Woningen aan de Papesteeg
Aan de Papesteeg ligt een aantal woningen die in het verleden niet bestemd zijn tot woningen, omdat er plannen waren voor industrie op deze locatie. In dit bestemmingsplan worden deze woningen bestemd tot, wat ze al sinds jaar en dag zijn, woningen. Deze woningen liggen buiten de 10-6 contour van Kemira. Theoretisch zal door het bestemmen tot woningen het groepsrisico enigszins toenemen. Deze geringe toename is echter beperkt. Aangezien het hier gaat om legalisatie van een gerealiseerde situatie, wordt deze toename verantwoord gevonden.

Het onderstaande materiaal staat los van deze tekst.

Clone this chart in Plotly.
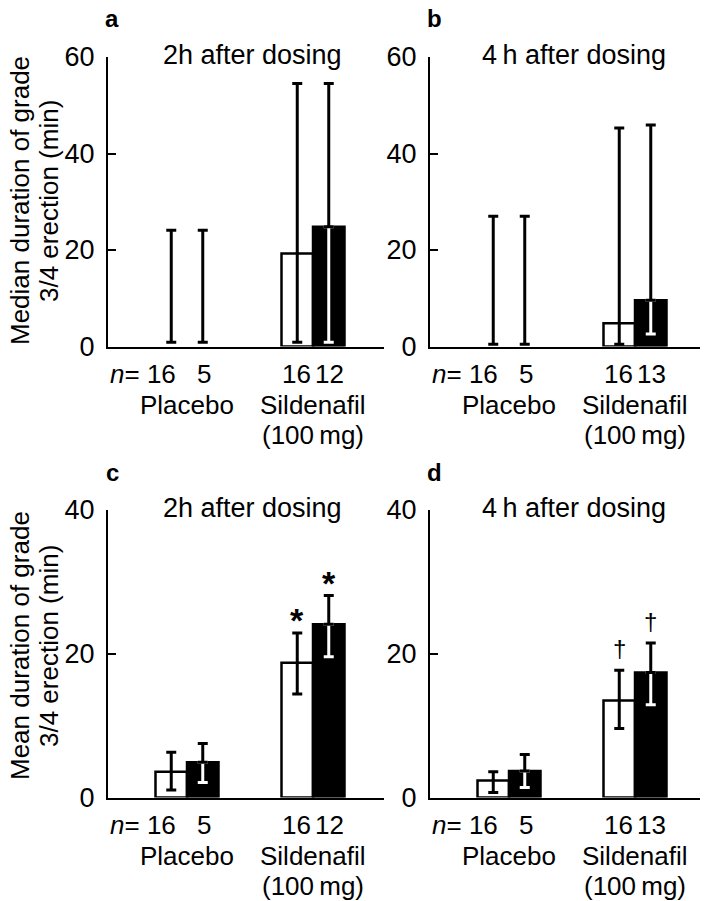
import plotly.graph_objects as go

W, H = 708, 901
OFF = 8                      # page body margin of the html page
WF, HF = W - OFF, H - OFF    # figure size so the picture fills the window
FONT = "Liberation Sans, Arial, Helvetica, sans-serif"

# ---------------- data ----------------
groups = [1, 2]                       # Placebo, Sildenafil
group_names = ["Placebo", "Sildenafil"]
group_sub = ["", "(100\u2009mg)"]
panel_letters = ["a", "b", "c", "d"]
panel_titles = ["2h after dosing", "4\u2009h after dosing", "2h after dosing", "4\u2009h after dosing"]

# open bars (first n) and filled bars (second n)
n_open = [[16, 16], [16, 16], [16, 16], [16, 16]]
n_filled = [[5, 12], [5, 13], [5, 12], [5, 13]]

# (a) median, 2 h
a_open, a_open_lo, a_open_hi = [0, 19.3], [0.9, 0.9], [24.1, 54.5]
a_fill, a_fill_lo, a_fill_hi = [0, 24.8], [0.9, 0.9], [24.1, 54.5]
# (b) median, 4 h
b_open, b_open_lo, b_open_hi = [0, 4.8], [0.45, 0.45], [27.0, 45.3]
b_fill, b_fill_lo, b_fill_hi = [0, 9.6], [0.45, 2.6], [27.0, 45.9]
# (c) mean, 2 h
c_open, c_open_lo, c_open_hi = [3.6, 18.75], [1.05, 14.4], [6.3, 22.9]
c_fill, c_fill_lo, c_fill_hi = [4.9, 24.1], [2.1, 19.6], [7.5, 28.1]
# (d) mean, 4 h
d_open, d_open_lo, d_open_hi = [2.35, 13.5], [0.7, 9.6], [3.6, 17.7]
d_fill, d_fill_lo, d_fill_hi = [3.7, 17.4], [1.4, 12.9], [6.0, 21.5]

# significance marks (open, filled) per group
c_marks = [["", ""], ["*", "*"]]
d_marks = [["", ""], ["\u2020", "\u2020"]]

y_max = [60, 60, 40, 40]
y_ticks = [[0, 20, 40, 60], [0, 20, 40, 60], [0, 20, 40], [0, 20, 40]]

panels = [
    (a_open, a_open_lo, a_open_hi, a_fill, a_fill_lo, a_fill_hi, None),
    (b_open, b_open_lo, b_open_hi, b_fill, b_fill_lo, b_fill_hi, None),
    (c_open, c_open_lo, c_open_hi, c_fill, c_fill_lo, c_fill_hi, c_marks),
    (d_open, d_open_lo, d_open_hi, d_fill, d_fill_lo, d_fill_hi, d_marks),
]

# ---------------- layout geometry (window pixels) ----------------
BAR_W = 0.25
x_dom_px = [(108, 384), (430, 708)]
y_dom_px = [(57, 346.5), (510, 797.5)]
PX_PER_UNIT = 126.0
x_left = 0.373
FS = 26


def px_x(p):
    return min(1.0, (p - OFF) / WF)


def px_y(p):
    return 1 - (p - OFF) / HF


fig = go.Figure()
layout = dict(
    template="none",
    width=WF, height=HF, margin=dict(l=0, r=0, t=0, b=0, autoexpand=False),
    plot_bgcolor="white", paper_bgcolor="white", showlegend=False,
    font=dict(family=FONT, size=FS, color="black"),
    barmode="overlay",
)
annotations = []

for k, (o, olo, ohi, f, flo, fhi, marks) in enumerate(panels):
    col, row = k % 2, k // 2
    ax = "" if k == 0 else str(k + 1)
    xr, yr = "x" + ax, "y" + ax
    xd = x_dom_px[col]
    yd = y_dom_px[row]
    x_right = x_left + (xd[1] - xd[0]) / PX_PER_UNIT
    layout["xaxis" + ax] = dict(
        domain=[px_x(xd[0]), px_x(xd[1])], anchor=yr, range=[x_left, x_right],
        showline=True, linewidth=2, linecolor="black", ticks="", showticklabels=False,
        showgrid=False, zeroline=False, fixedrange=True, automargin=False)
    layout["yaxis" + ax] = dict(
        domain=[px_y(yd[1]), px_y(yd[0])], anchor=xr, range=[0, y_max[k]],
        tickvals=y_ticks[k], showline=True, linewidth=2, linecolor="black",
        ticks="inside", ticklen=8, tickwidth=2, tickcolor="black",
        showgrid=False, zeroline=False, fixedrange=True, automargin=False,
        tickfont=dict(size=FS + 1, family=FONT), ticklabelstandoff=6)

    x_open = [g - BAR_W / 2 for g in groups]
    x_fill = [g + BAR_W / 2 for g in groups]

    fig.add_trace(go.Bar(x=groups, y=o, width=BAR_W, offset=-BAR_W, xaxis=xr, yaxis=yr,
                         marker=dict(color="white", line=dict(
                             color="black", width=[2.5 if v > 0 else 0 for v in o]))))
    fig.add_trace(go.Bar(x=groups, y=f, width=BAR_W, offset=0, xaxis=xr, yaxis=yr,
                         marker=dict(color="black", line=dict(
                             color="black", width=[2.5 if v > 0 else 0 for v in f]))))

    # error bars: white part inside filled bars, black elsewhere
    wx, wy, wup = [], [], []
    bx, by, bup = [], [], []
    for xs, vals, lo, hi, filled in ((x_open, o, olo, ohi, False), (x_fill, f, flo, fhi, True)):
        for i in range(len(groups)):
            if filled and vals[i] > lo[i]:
                wx.append(xs[i]); wy.append(lo[i]); wup.append(vals[i] - lo[i])
                bx.append(xs[i]); by.append(vals[i]); bup.append(hi[i] - vals[i])
            else:
                bx.append(xs[i]); by.append(lo[i]); bup.append(hi[i] - lo[i])
    for xs, ys, ups, colr in ((wx, wy, wup, "white"), (bx, by, bup, "black")):
        if not xs:
            continue
        fig.add_trace(go.Scatter(
            x=xs, y=ys, mode="markers", xaxis=xr, yaxis=yr,
            marker=dict(size=1, opacity=0), hoverinfo="skip",
            error_y=dict(type="data", symmetric=False, array=ups, arrayminus=[0] * len(ups),
                         color=colr, thickness=3, width=5)))

    # significance marks
    if marks:
        for i in range(len(groups)):
            for xs, hi, m in ((x_open, ohi, marks[i][0]), (x_fill, fhi, marks[i][1])):
                if not m:
                    continue
                star = m == "*"
                annotations.append(dict(
                    x=xs[i], y=hi[i], xref=xr, yref=yr, text=("<b>%s</b>" % m) if star else m,
                    showarrow=False, xanchor="center", yanchor="bottom",
                    yshift=-8 if star else 6,
                    font=dict(size=34 if star else 24, family=FONT)))

    # n labels
    for i in range(len(groups)):
        if i == 0:
            annotations.append(dict(x=x_open[i], y=0, xref=xr, yref=yr,
                                    text="<i>n</i>= %d" % n_open[k][i], showarrow=False,
                                    xanchor="right", yanchor="middle", xshift=7, yshift=-27))
        else:
            annotations.append(dict(x=x_open[i], y=0, xref=xr, yref=yr,
                                    text=str(n_open[k][i]), showarrow=False,
                                    xanchor="center", yanchor="middle", xshift=-1, yshift=-27))
        annotations.append(dict(x=x_fill[i], y=0, xref=xr, yref=yr,
                                text=str(n_filled[k][i]), showarrow=False,
                                xanchor="center", yanchor="middle", xshift=1, yshift=-27))
        annotations.append(dict(x=groups[i], y=0, xref=xr, yref=yr, text=group_names[i],
                                showarrow=False, xanchor="center", yanchor="middle", yshift=-58))
        if group_sub[i]:
            annotations.append(dict(x=groups[i], y=0, xref=xr, yref=yr, text=group_sub[i],
                                    showarrow=False, xanchor="center", yanchor="middle", yshift=-88))

    # panel letter & title
    annotations.append(dict(x=px_x(xd[0] + 4), y=px_y(yd[0] - 38), xref="paper", yref="paper",
                            text="<b>%s</b>" % panel_letters[k], showarrow=False,
                            xanchor="center", yanchor="middle", font=dict(size=24, family=FONT)))
    annotations.append(dict(x=px_x(xd[0] + 144), y=px_y(yd[0] - 2), xref="paper", yref="paper",
                            text=panel_titles[k], showarrow=False,
                            xanchor="center", yanchor="middle", font=dict(size=FS + 1, family=FONT)))

# y-axis titles
y_titles = [("Median duration of grade", "3/4 erection (min)"),
            ("Mean duration of grade", "3/4 erection (min)")]
for row, (l1, l2) in enumerate(y_titles):
    yc = [201, 646][row]
    for xp, txt in ((20, l1), (49, l2)):
        annotations.append(dict(x=px_x(xp), y=px_y(yc), xref="paper", yref="paper", text=txt,
                                textangle=-90, showarrow=False, xanchor="center", yanchor="middle",
                                font=dict(size=FS, family=FONT)))

layout["annotations"] = annotations
fig.update_layout(**layout)
fig.write_html("out.html")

Maatschappelijke dienstverlening
Binnen het invloedsgebied van Kemira ligt een aantal objecten waaraan nu de bestemming maatschappelijke voorzieningen wordt toegekend. Om te voorkomen dat hier nieuwe zeer kwetsbare objecten zoals kinderdagverblijven en gezondheidszorg met verpleging kunnen worden gerealiseerd, is de realisatie van deze objecten in dit bestemmingsplan ter plekke uitgesloten.

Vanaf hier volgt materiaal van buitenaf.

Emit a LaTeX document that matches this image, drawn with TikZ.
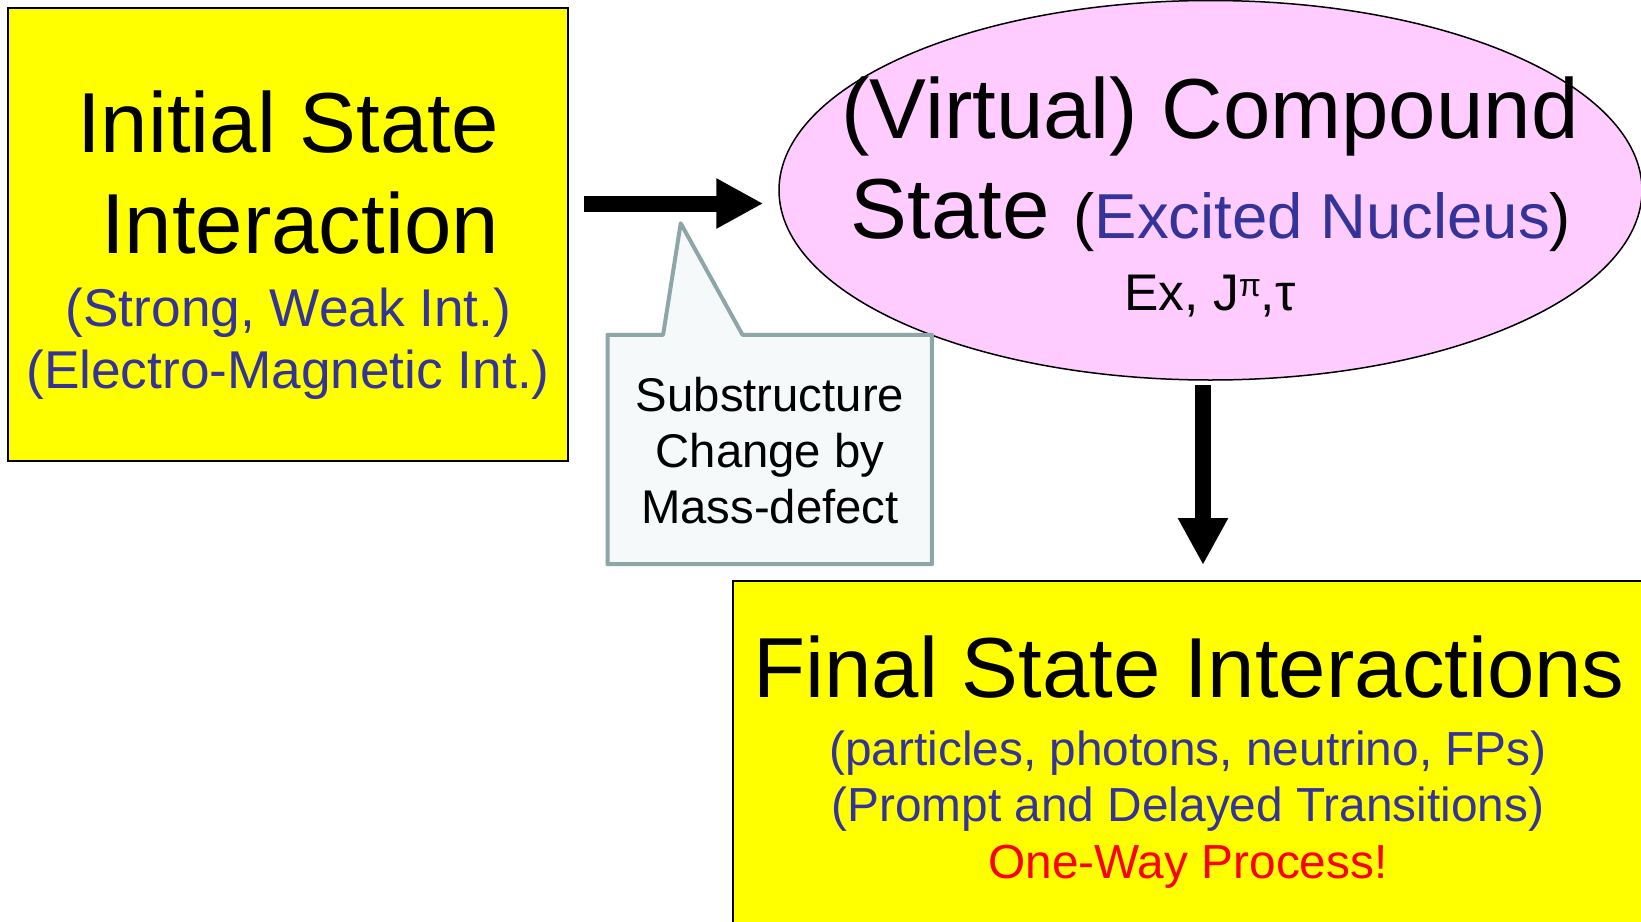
\documentclass[tikz,border=0pt]{standalone}
\usepackage{fontspec}
\setmainfont{Liberation Sans}
\usetikzlibrary{arrows.meta,shapes.geometric,calc}
\definecolor{boxyellow}{HTML}{FFFF00}
\definecolor{nucpink}{HTML}{FFCCFF}
\definecolor{notenavy}{HTML}{333399}
\definecolor{calloutedge}{HTML}{8FA6A8}
\definecolor{calloutfill}{HTML}{F5F9FA}
\newcommand{\fsz}[1]{\fontsize{#1}{#1}\selectfont}

\begin{document}
\begin{tikzpicture}[x=1pt,y=-1pt,
  statebox/.style={draw=black,line width=2pt,fill=boxyellow,rectangle,inner sep=0pt},
  nucleus/.style={draw=black,line width=1.5pt,fill=nucpink,ellipse,inner sep=0pt},
  titletext/.style={anchor=base,inner sep=0pt,font=\fsz{85.2}},
  subtext/.style={anchor=base,inner sep=0pt,text=notenavy,font=\fsz{53.2}},
  finaltext/.style={anchor=base,inner sep=0pt,text=notenavy,font=\fsz{47.8}},
  notetext/.style={anchor=base,inner sep=0pt,font=\fsz{47.3}},
  calloutline/.style={draw=calloutedge,fill=calloutfill,line width=4pt,line join=round},
  bigarrow/.style={line width=16pt,-{Triangle[length=47pt,width=47pt]}}
]
\useasboundingbox (0,0) rectangle (1641,921);
\clip (0,0) rectangle (1641,921);
\fill[white] (0,0) rectangle (1641,921);

% initial state box
\node[statebox,minimum width=559.5pt,minimum height=453.5pt] (init) at (287.75,234.25) {};
\node[titletext] (initA) at (288,152) {Initial State};
\node[titletext] (initB) at (300,253) {Interaction};
\node[subtext] (initC) at (288.5,326) {(Strong, Weak Int.)};
\node[subtext] (initD) at (288,388) {(Electro-Magnetic Int.)};

% compound nucleus
\node[nucleus,minimum width=863pt,minimum height=379.5pt] (ell) at (1210.5,190.25) {};
\node[titletext] (ellA) at (1210,138) {(Virtual) Compound};
\node[titletext] (ellB) at (1211,238) {State {\fsz{63.5}(\textcolor{notenavy}{Excited Nucleus})}};
\node[anchor=base,inner sep=0pt,font=\fsz{51.5}] (ellC) at (1210,310)
  {Ex, J\raisebox{14pt}{\fsz{32}π},τ};

% final state box
\node[statebox,minimum width=912pt,minimum height=359pt] (fin) at (1189,760.5) {};
\node[titletext] (finA) at (1189,697) {Final State Interactions};
\node[finaltext] (finB) at (1188,765) {(particles, photons, neutrino, FPs)};
\node[finaltext] (finC) at (1188,821) {(Prompt and Delayed Transitions)};
\node[finaltext,text=red] (finD) at (1188,878) {One-Way Process!};

% arrows
\draw[bigarrow] ($(init.east)+(15.5,-30.75)$) -- ($(ell.west)+(-15,13.25)$);
\draw[bigarrow] ($(ell.south)+(-7.5,4.5)$) -- ($(fin.north)+(14,-15)$);

% callout note
\node[minimum width=324pt,minimum height=229pt,inner sep=0pt] (note) at (769.7,449.5) {};
\coordinate (ptip) at (680.7,223.3);
\draw[calloutline] (note.north west) -- ($(note.north west)+(55.6,0)$) -- (ptip)
  -- ($(note.north west)+(135,0)$) -- (note.north east) -- (note.south east)
  -- (note.south west) -- cycle;
\node[notetext] (noteA) at (770,411) {Substructure};
\node[notetext] (noteB) at (770,467) {Change by};
\node[notetext] (noteC) at (770,523) {Mass-defect};
\end{tikzpicture}
\end{document}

Door de herdefiniëring van de objecten tot bestemming Maatschappelijk zal de mogelijkheid tot vergroting van het groepsrisico niet toenemen. Hierom is verantwoording van het groepsrisico niet aan de orde.
Aldi-locatie
De huidige ‘Aldi locatie’ wordt bestemd tot Detailhandel. In het bestemmingsplan wordt echter ook een wijzigingsbevoegdheid naar wonen opgenomen.
De locatie ligt buiten de 10-6 contour en het plasbrandaandachtsgebied van de Waal. Indien de wijzigingsbevoegdheid tot gevolg heeft dat ter plaatse een dichtheid van meer dan 2.250 personen per hectare wordt gerealiseerd, is verantwoording van het groepsrisico noodzakelijk. Een dergelijke dichtheid is naar verwachting echter niet aan de orde.
Junior College
In het bestemmingsplan is een wijzigingsbevoegdheid opgenomen om ter plekke van het terrein van het Lingecollege een Junior College te realiseren. Ten tijde van het opstellen van het wijzigingsplan zal onder andere met berekeningen van het groepsrisico de haalbaarheid nader worden aangetoond.
5.2.6.5 Conclusie
Voorliggend bestemmingsplan voldoet aan de normen voor het plaatsgebonden risico. Het groepsrisico neemt niet significant toe. De mate van zelfredzaamheid, de goede bereikbaarheid voor hulpdiensten in combinatie met de maatregelen die aan de gebouwen getroffen kunnen worden, maken de realisatie van de voorziene ontwikkelingen verantwoord.